** START Supplied records **
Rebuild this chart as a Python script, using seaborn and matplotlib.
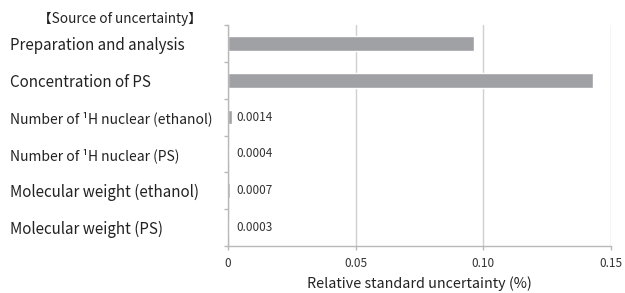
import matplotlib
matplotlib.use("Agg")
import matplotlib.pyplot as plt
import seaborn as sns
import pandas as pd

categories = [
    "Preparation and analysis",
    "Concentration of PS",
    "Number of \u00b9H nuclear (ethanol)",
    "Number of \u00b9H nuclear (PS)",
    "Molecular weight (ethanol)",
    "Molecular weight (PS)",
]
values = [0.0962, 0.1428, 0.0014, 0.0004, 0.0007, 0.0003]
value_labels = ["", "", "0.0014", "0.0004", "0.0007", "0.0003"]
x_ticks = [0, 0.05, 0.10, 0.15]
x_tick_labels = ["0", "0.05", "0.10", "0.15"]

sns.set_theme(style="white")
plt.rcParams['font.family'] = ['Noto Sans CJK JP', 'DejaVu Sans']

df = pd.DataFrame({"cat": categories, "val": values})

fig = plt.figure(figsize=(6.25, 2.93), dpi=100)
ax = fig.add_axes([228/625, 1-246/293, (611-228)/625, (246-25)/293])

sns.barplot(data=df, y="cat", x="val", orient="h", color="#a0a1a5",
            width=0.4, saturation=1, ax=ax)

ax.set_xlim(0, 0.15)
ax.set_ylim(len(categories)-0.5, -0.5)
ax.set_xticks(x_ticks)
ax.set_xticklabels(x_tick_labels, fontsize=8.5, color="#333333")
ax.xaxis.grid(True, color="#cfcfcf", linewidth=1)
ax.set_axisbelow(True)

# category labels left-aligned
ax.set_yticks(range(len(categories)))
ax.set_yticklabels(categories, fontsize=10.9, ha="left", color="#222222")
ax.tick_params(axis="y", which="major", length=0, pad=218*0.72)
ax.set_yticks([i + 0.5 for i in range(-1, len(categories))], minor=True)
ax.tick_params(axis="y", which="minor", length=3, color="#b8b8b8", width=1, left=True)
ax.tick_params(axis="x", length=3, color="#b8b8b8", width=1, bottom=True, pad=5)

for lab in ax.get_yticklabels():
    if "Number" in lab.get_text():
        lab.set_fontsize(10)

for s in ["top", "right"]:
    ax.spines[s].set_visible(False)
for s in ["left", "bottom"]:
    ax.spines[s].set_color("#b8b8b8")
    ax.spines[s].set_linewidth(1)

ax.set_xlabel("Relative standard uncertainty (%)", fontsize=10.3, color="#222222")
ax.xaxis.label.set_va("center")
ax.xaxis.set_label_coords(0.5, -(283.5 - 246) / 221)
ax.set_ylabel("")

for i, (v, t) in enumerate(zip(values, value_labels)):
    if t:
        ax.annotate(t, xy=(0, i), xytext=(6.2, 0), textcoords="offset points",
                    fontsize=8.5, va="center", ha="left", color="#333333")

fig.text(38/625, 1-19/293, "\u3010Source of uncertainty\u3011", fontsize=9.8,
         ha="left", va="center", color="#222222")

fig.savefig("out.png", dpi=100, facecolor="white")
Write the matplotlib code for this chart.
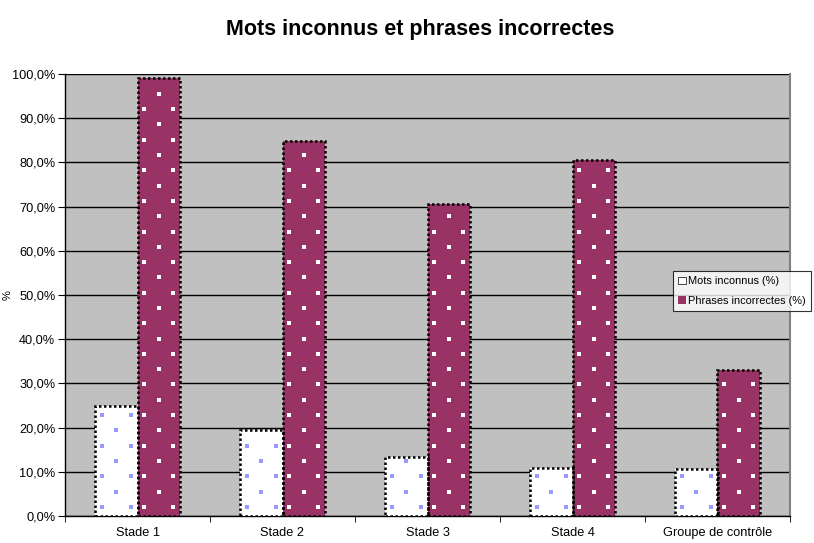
** END Supplied records **
- **Problem description**:
Leave out the pictures and repeat exactly the lines from the start of the material through the line that contains "import pandas as pd", both included.

- **Result of this exercise**:
Rebuild this chart as a Python script, using seaborn and matplotlib.
import matplotlib
matplotlib.use("Agg")
import matplotlib.pyplot as plt
import seaborn as sns
import pandas as pd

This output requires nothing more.